Standing at the vantage point of paramount cyber power, the U.S. is mounting aggressive cyber espionage and attacks on China. China's fledgling hi-tech sector is a clear target.

Take the space and aviation industry for example, China has made unprecedented advances such as accomplishing the world's first soft landing on the far side of the moon and launching the first Chinese-made C919 passenger jet. These accomplishments have given the U.S. a "Sputnik moment," prompting the country to restart its moon program and consider restricting sales of aircraft engines to China. As a result, cyber operations in the U.S. will definitely expand in this sector.

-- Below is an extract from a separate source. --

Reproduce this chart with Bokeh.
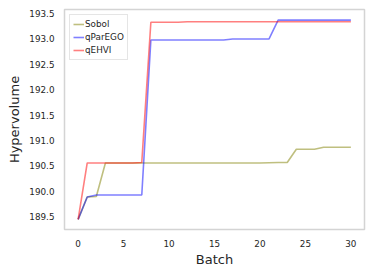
from bokeh.plotting import figure
from bokeh.models import FixedTicker, NumeralTickFormatter, Range1d, Legend, LegendItem
from bokeh.embed import file_html
from bokeh.resources import INLINE

batch = list(range(31))
sobol = [189.45, 189.89, 189.90, 190.56, 190.56, 190.56, 190.56, 190.56, 190.56, 190.56,
         190.56, 190.56, 190.56, 190.56, 190.56, 190.56, 190.56, 190.56, 190.56, 190.56,
         190.56, 190.565, 190.57, 190.57, 190.83, 190.83, 190.83, 190.87, 190.87, 190.87, 190.87]
qparego = [189.45, 189.89, 189.93, 189.93, 189.93, 189.93, 189.93, 189.93, 192.98, 192.98,
           192.98, 192.98, 192.98, 192.98, 192.98, 192.98, 192.98, 193.00, 193.00, 193.00,
           193.00, 193.00, 193.37, 193.37, 193.37, 193.37, 193.37, 193.37, 193.37, 193.37, 193.37]
qehvi = [189.45, 190.56, 190.56, 190.56, 190.56, 190.56, 190.56, 190.57, 193.33, 193.33,
         193.33, 193.33, 193.34, 193.34, 193.34, 193.34, 193.34, 193.34, 193.34, 193.34,
         193.34, 193.34, 193.34, 193.34, 193.34, 193.34, 193.34, 193.34, 193.34, 193.34, 193.34]
series_names = ["Sobol", "qParEGO", "qEHVI"]
series_colors = ["olive", "blue", "red"]
x_ticks = [0, 5, 10, 15, 20, 25, 30]
y_ticks = [189.5, 190.0, 190.5, 191.0, 191.5, 192.0, 192.5, 193.0, 193.5]

FONT = "DejaVu Sans"

p = figure(width=372, height=275, output_backend="svg", toolbar_location=None,
           x_range=Range1d(-1.5, 31.5), y_range=Range1d(189.25, 193.58),
           min_border_left=64, min_border_right=8, min_border_top=9, min_border_bottom=46)
p.background_fill_color = "white"
p.border_fill_color = "white"
p.outline_line_color = "#d4d4d4"
p.outline_line_width = 1.5
p.xgrid.visible = False
p.ygrid.visible = False

renderers = []
for ys, c in zip([sobol, qparego, qehvi], series_colors):
    r = p.line(batch, ys, line_color=c, line_alpha=0.5, line_width=1.6)
    renderers.append(r)

for ax in (p.xaxis[0], p.yaxis[0]):
    ax.axis_line_color = None
    ax.major_tick_line_color = None
    ax.minor_tick_line_color = None
    ax.major_tick_out = 0
    ax.major_tick_in = 0
    ax.major_label_text_font = FONT
    ax.major_label_text_font_size = "8.8px"
    ax.major_label_text_color = "#262626"
    ax.axis_label_text_font = FONT
    ax.axis_label_text_font_size = "13px"
    ax.axis_label_text_font_style = "normal"
    ax.axis_label_text_color = "#262626"

p.xaxis.ticker = FixedTicker(ticks=x_ticks)
p.yaxis.ticker = FixedTicker(ticks=y_ticks)
p.yaxis.formatter = NumeralTickFormatter(format="0.0")
p.xaxis.axis_label = "Batch"
p.yaxis.axis_label = "Hypervolume"
p.xaxis.major_label_standoff = 10
p.yaxis.major_label_standoff = 10
p.xaxis.axis_label_standoff = 2
p.yaxis.axis_label_standoff = 4

legend = Legend(items=[LegendItem(label=n, renderers=[r]) for n, r in zip(series_names, renderers)],
                location="top_left")
legend.label_text_font = FONT
legend.label_text_font_size = "8.8px"
legend.label_text_color = "#262626"
legend.label_height = 12
legend.glyph_height = 12
legend.glyph_width = 11
legend.label_standoff = 1
legend.spacing = 1
legend.padding = 3
legend.margin = 5
legend.border_line_color = "#cccccc"
legend.border_line_width = 1
legend.background_fill_alpha = 0.8
p.add_layout(legend)

open("out.html", "w").write(file_html(p, INLINE))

The U.S. has long been peddling the "China's a cybersecurity threat" theory to crack down on China in the sector and accusing China of violating the 2015 China-U.S. cyber agreement. It also went to great lengths to pressure allies to ban Chinese telecommunications firm Huawei from participating in the 5G roll-out by threatening withdrawing U.S. intelligence sharing.

But such far-fetched allegations without any evidence have been faced with widespread skepticism. As the world's biggest perpetrator of cyber attacks, dressing itself as the victim only exposes its hypocrisy.